GENEVA, May 13 (UNHCR) - Armed clashes between illegal groups fighting for territory in western Colombia are driving a growing number of mostly Afro-Caribbean and indigenous peoples from their homes in Chocó department, UNHCR, the UN Refugee Agency, has warned.

In the past two months alone, more than 6,000 people have fled the fighting, as well as ongoing hostilities in the context of the country's civil war. The clashes, around the Baudo, Atrato and San Juan rivers, have also severely restricted the movements of a further 7,000 people.

"To date, the displacement has mostly affected Afro-Colombians and indigenous people," UNHCR spokesperson William Spindler told a news briefing in Geneva on Friday (May 13). "For these people access to livelihoods, including fishing, hunting and agriculture, has been completely cut off and their children are no longer able to go to school," he added.

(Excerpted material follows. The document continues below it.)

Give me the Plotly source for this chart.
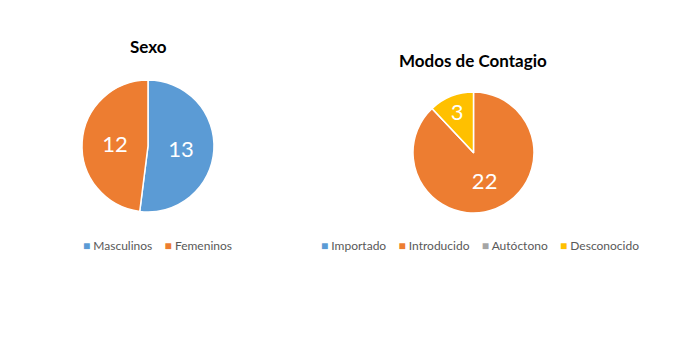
import plotly.graph_objects as go

sexo_labels = ["Masculinos", "Femeninos"]
sexo_values = [13, 12]
modos_labels = ["Importado", "Introducido", "Autóctono", "Desconocido"]
modos_values = [0, 22, 0, 3]

sexo_colors = ["#5B9BD5", "#ED7D31"]
modos_colors = ["#5B9BD5", "#ED7D31", "#A5A5A5", "#FFC000"]

W, H = 700, 340
FONT = "Lato"

def px_x(x):
    return x / W

def px_y(y):
    return 1 - y / H

fig = go.Figure()
fig.add_trace(go.Pie(
    labels=sexo_labels, values=sexo_values, sort=False, direction="clockwise", rotation=0,
    marker=dict(colors=sexo_colors, line=dict(color="white", width=1.5)),
    textinfo="value", textposition="inside", insidetextorientation="horizontal",
    textfont=dict(color="white", size=22, family=FONT),
    domain=dict(x=[px_x(82), px_x(214)], y=[px_y(212), px_y(80)]),
    showlegend=False, hoverinfo="label+value",
))
fig.add_trace(go.Pie(
    labels=modos_labels, values=modos_values, sort=False, direction="clockwise", rotation=0,
    marker=dict(colors=modos_colors, line=dict(color="white", width=1.5)),
    textinfo="value", textposition="inside", insidetextorientation="horizontal",
    textfont=dict(color="white", size=22, family=FONT),
    domain=dict(x=[px_x(413), px_x(534)], y=[px_y(213), px_y(92)]),
    showlegend=False, hoverinfo="label+value",
))

def legend_text(labels, colors):
    gap = "\u00a0" * 4
    items = [f"<span style='color:{c}'>■</span>\u00a0{l}" for l, c in zip(labels, colors)]
    return gap.join(items)

fig.update_layout(
    width=W, height=H,
    margin=dict(l=0, r=0, t=0, b=0),
    paper_bgcolor="white", plot_bgcolor="white",
    font=dict(family=FONT),
    annotations=[
        dict(text="<b>Sexo</b>", x=px_x(148), y=px_y(47), xref="paper", yref="paper",
             xanchor="center", yanchor="middle",
             showarrow=False, font=dict(size=17, color="black", family=FONT)),
        dict(text="<b>Modos de Contagio</b>", x=px_x(473), y=px_y(60), xref="paper", yref="paper",
             xanchor="center", yanchor="middle",
             showarrow=False, font=dict(size=17, color="black", family=FONT)),
        dict(text=legend_text(sexo_labels, sexo_colors), x=px_x(157), y=px_y(245),
             xref="paper", yref="paper", xanchor="center", yanchor="middle",
             showarrow=False, font=dict(size=12, color="#595959", family=FONT)),
        dict(text=legend_text(modos_labels, modos_colors), x=px_x(480), y=px_y(245),
             xref="paper", yref="paper", xanchor="center", yanchor="middle",
             showarrow=False, font=dict(size=12, color="#595959", family=FONT)),
    ],
)

fig.write_html("out.html")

The magnitude of the situation has overwhelmed the local authorities' ability to respond to basic needs, including food, healthcare, shelter and psychological support. UNHCR is working in close coordination with the Colombian authorities and other humanitarian agencies to provide emergency assistance and logistical support to the displaced communities.

The clashes come as the Government of Colombia is in the final stages of peace talks with the Revolutionary Armed Forces of Colombia (FARC), the principal guerrilla force in the country, and recently announced the launch of formal negotiations with another group, the National Liberation Army (ELN).

The peace dialogue, launched in 2012, aims to put an end to more than 50 years of armed conflict with the FARC, which has generated close to seven million internally displaced people and 350,000 Colombian refugees, living mainly in Ecuador and Venezuela.

"UNHCR today urgently calls on all parties to the conflict to guarantee the safety of the civilian population," Spindler said. "This includes refraining from establishing military bases in or near civilian settlements and carrying out bombing raids in these areas. It is also essential to address the structural causes of displacement, including control over territory and resources."

Ending the forced displacement of Colombian internally displaced people and refugees is critical to the establishment of sustainable peace in Colombia and to the country's socioeconomic recovery.

Failing to reintegrate internally displaced people and returnees will jeopardize the success of the fragile transition period and increases the risk of new displacements.